Recorded data:
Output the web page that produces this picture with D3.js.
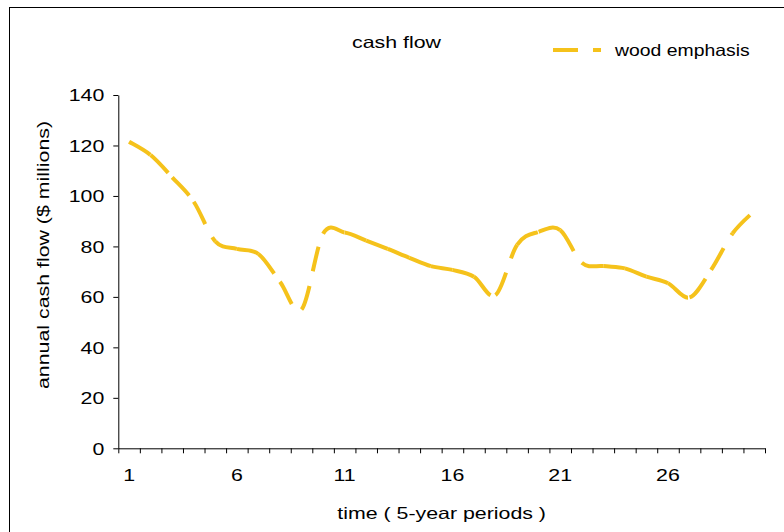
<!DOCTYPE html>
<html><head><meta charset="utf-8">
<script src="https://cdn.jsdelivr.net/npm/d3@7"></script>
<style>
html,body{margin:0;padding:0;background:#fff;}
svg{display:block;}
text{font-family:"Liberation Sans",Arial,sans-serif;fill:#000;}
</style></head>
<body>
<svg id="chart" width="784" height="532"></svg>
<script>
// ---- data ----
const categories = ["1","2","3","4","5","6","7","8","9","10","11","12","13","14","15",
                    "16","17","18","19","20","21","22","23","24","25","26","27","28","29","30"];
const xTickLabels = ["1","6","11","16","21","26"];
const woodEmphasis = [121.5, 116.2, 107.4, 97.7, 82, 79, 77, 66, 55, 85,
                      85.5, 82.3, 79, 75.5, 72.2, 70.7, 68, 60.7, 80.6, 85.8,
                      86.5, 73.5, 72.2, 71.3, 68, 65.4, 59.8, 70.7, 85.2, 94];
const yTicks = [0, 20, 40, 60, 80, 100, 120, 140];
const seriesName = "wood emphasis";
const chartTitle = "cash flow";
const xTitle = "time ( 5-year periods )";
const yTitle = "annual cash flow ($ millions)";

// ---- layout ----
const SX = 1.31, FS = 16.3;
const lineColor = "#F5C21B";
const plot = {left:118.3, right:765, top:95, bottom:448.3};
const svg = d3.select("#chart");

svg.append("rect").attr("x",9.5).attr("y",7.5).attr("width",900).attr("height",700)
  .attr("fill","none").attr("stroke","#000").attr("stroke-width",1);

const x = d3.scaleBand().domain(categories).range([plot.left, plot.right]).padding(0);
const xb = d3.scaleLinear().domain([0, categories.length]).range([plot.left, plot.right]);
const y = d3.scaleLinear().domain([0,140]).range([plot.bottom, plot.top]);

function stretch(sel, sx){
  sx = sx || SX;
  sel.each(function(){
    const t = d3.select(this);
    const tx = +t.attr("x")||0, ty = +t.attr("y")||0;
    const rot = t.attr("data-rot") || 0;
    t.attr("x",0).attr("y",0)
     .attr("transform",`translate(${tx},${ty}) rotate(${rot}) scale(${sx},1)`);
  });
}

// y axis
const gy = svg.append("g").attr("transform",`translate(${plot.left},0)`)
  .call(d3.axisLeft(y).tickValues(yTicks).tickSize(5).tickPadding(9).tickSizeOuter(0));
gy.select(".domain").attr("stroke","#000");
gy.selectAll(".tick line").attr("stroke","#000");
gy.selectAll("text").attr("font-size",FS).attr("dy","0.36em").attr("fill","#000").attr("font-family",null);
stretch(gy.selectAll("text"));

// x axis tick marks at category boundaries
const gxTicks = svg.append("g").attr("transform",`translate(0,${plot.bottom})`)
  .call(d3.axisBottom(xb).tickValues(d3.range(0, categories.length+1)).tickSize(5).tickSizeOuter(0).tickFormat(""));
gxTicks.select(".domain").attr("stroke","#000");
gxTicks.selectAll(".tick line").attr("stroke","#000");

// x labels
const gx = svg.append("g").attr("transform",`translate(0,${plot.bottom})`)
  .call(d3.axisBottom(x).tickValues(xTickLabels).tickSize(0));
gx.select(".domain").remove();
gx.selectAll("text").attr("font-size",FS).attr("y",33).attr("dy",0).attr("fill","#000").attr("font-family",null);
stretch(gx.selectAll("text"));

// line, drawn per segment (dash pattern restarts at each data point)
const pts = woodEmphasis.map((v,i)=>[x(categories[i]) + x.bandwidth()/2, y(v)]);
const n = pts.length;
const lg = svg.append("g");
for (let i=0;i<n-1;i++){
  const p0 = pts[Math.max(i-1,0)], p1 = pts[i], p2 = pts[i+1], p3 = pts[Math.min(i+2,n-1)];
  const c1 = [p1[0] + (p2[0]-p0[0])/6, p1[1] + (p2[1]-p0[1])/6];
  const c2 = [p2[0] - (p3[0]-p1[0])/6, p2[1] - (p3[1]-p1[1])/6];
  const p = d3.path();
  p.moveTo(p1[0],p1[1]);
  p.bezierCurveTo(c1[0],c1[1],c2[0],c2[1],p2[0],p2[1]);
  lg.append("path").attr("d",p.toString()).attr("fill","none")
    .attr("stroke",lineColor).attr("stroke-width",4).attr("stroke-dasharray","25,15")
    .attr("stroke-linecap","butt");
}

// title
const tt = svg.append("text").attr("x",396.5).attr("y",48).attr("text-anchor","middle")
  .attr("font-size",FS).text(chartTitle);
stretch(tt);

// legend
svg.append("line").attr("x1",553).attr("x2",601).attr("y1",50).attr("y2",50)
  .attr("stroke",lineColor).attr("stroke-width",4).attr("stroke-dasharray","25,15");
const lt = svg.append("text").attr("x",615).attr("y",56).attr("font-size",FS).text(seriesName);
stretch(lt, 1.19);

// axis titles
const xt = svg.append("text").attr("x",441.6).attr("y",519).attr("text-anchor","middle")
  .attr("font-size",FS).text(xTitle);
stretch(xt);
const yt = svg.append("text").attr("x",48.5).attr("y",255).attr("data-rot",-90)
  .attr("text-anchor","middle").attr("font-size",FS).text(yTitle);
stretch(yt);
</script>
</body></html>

Requirement: Keep the pictures out of the copy and return the rest of the data above exactly.

Worked answer:
Output the web page that produces this picture with D3.js.
<!DOCTYPE html>
<html><head><meta charset="utf-8">
<script src="https://cdn.jsdelivr.net/npm/d3@7"></script>
<style>
html,body{margin:0;padding:0;background:#fff;}
svg{display:block;}
text{font-family:"Liberation Sans",Arial,sans-serif;fill:#000;}
</style></head>
<body>
<svg id="chart" width="784" height="532"></svg>
<script>
// ---- data ----
const categories = ["1","2","3","4","5","6","7","8","9","10","11","12","13","14","15",
                    "16","17","18","19","20","21","22","23","24","25","26","27","28","29","30"];
const xTickLabels = ["1","6","11","16","21","26"];
const woodEmphasis = [121.5, 116.2, 107.4, 97.7, 82, 79, 77, 66, 55, 85,
                      85.5, 82.3, 79, 75.5, 72.2, 70.7, 68, 60.7, 80.6, 85.8,
                      86.5, 73.5, 72.2, 71.3, 68, 65.4, 59.8, 70.7, 85.2, 94];
const yTicks = [0, 20, 40, 60, 80, 100, 120, 140];
const seriesName = "wood emphasis";
const chartTitle = "cash flow";
const xTitle = "time ( 5-year periods )";
const yTitle = "annual cash flow ($ millions)";

// ---- layout ----
const SX = 1.31, FS = 16.3;
const lineColor = "#F5C21B";
const plot = {left:118.3, right:765, top:95, bottom:448.3};
const svg = d3.select("#chart");

svg.append("rect").attr("x",9.5).attr("y",7.5).attr("width",900).attr("height",700)
  .attr("fill","none").attr("stroke","#000").attr("stroke-width",1);

const x = d3.scaleBand().domain(categories).range([plot.left, plot.right]).padding(0);
const xb = d3.scaleLinear().domain([0, categories.length]).range([plot.left, plot.right]);
const y = d3.scaleLinear().domain([0,140]).range([plot.bottom, plot.top]);

function stretch(sel, sx){
  sx = sx || SX;
  sel.each(function(){
    const t = d3.select(this);
    const tx = +t.attr("x")||0, ty = +t.attr("y")||0;
    const rot = t.attr("data-rot") || 0;
    t.attr("x",0).attr("y",0)
     .attr("transform",`translate(${tx},${ty}) rotate(${rot}) scale(${sx},1)`);
  });
}

// y axis
const gy = svg.append("g").attr("transform",`translate(${plot.left},0)`)
  .call(d3.axisLeft(y).tickValues(yTicks).tickSize(5).tickPadding(9).tickSizeOuter(0));
gy.select(".domain").attr("stroke","#000");
gy.selectAll(".tick line").attr("stroke","#000");
gy.selectAll("text").attr("font-size",FS).attr("dy","0.36em").attr("fill","#000").attr("font-family",null);
stretch(gy.selectAll("text"));

// x axis tick marks at category boundaries
const gxTicks = svg.append("g").attr("transform",`translate(0,${plot.bottom})`)
  .call(d3.axisBottom(xb).tickValues(d3.range(0, categories.length+1)).tickSize(5).tickSizeOuter(0).tickFormat(""));
gxTicks.select(".domain").attr("stroke","#000");
gxTicks.selectAll(".tick line").attr("stroke","#000");

// x labels
const gx = svg.append("g").attr("transform",`translate(0,${plot.bottom})`)
  .call(d3.axisBottom(x).tickValues(xTickLabels).tickSize(0));
gx.select(".domain").remove();
gx.selectAll("text").attr("font-size",FS).attr("y",33).attr("dy",0).attr("fill","#000").attr("font-family",null);
stretch(gx.selectAll("text"));

// line, drawn per segment (dash pattern restarts at each data point)
const pts = woodEmphasis.map((v,i)=>[x(categories[i]) + x.bandwidth()/2, y(v)]);
const n = pts.length;
const lg = svg.append("g");
for (let i=0;i<n-1;i++){
  const p0 = pts[Math.max(i-1,0)], p1 = pts[i], p2 = pts[i+1], p3 = pts[Math.min(i+2,n-1)];
  const c1 = [p1[0] + (p2[0]-p0[0])/6, p1[1] + (p2[1]-p0[1])/6];
  const c2 = [p2[0] - (p3[0]-p1[0])/6, p2[1] - (p3[1]-p1[1])/6];
  const p = d3.path();
  p.moveTo(p1[0],p1[1]);
  p.bezierCurveTo(c1[0],c1[1],c2[0],c2[1],p2[0],p2[1]);
  lg.append("path").attr("d",p.toString()).attr("fill","none")
    .attr("stroke",lineColor).attr("stroke-width",4).attr("stroke-dasharray","25,15")
    .attr("stroke-linecap","butt");
}

// title
const tt = svg.append("text").attr("x",396.5).attr("y",48).attr("text-anchor","middle")
  .attr("font-size",FS).text(chartTitle);
stretch(tt);

// legend
svg.append("line").attr("x1",553).attr("x2",601).attr("y1",50).attr("y2",50)
  .attr("stroke",lineColor).attr("stroke-width",4).attr("stroke-dasharray","25,15");
const lt = svg.append("text").attr("x",615).attr("y",56).attr("font-size",FS).text(seriesName);
stretch(lt, 1.19);

// axis titles
const xt = svg.append("text").attr("x",441.6).attr("y",519).attr("text-anchor","middle")
  .attr("font-size",FS).text(xTitle);
stretch(xt);
const yt = svg.append("text").attr("x",48.5).attr("y",255).attr("data-rot",-90)
  .attr("text-anchor","middle").attr("font-size",FS).text(yTitle);
stretch(yt);
</script>
</body></html>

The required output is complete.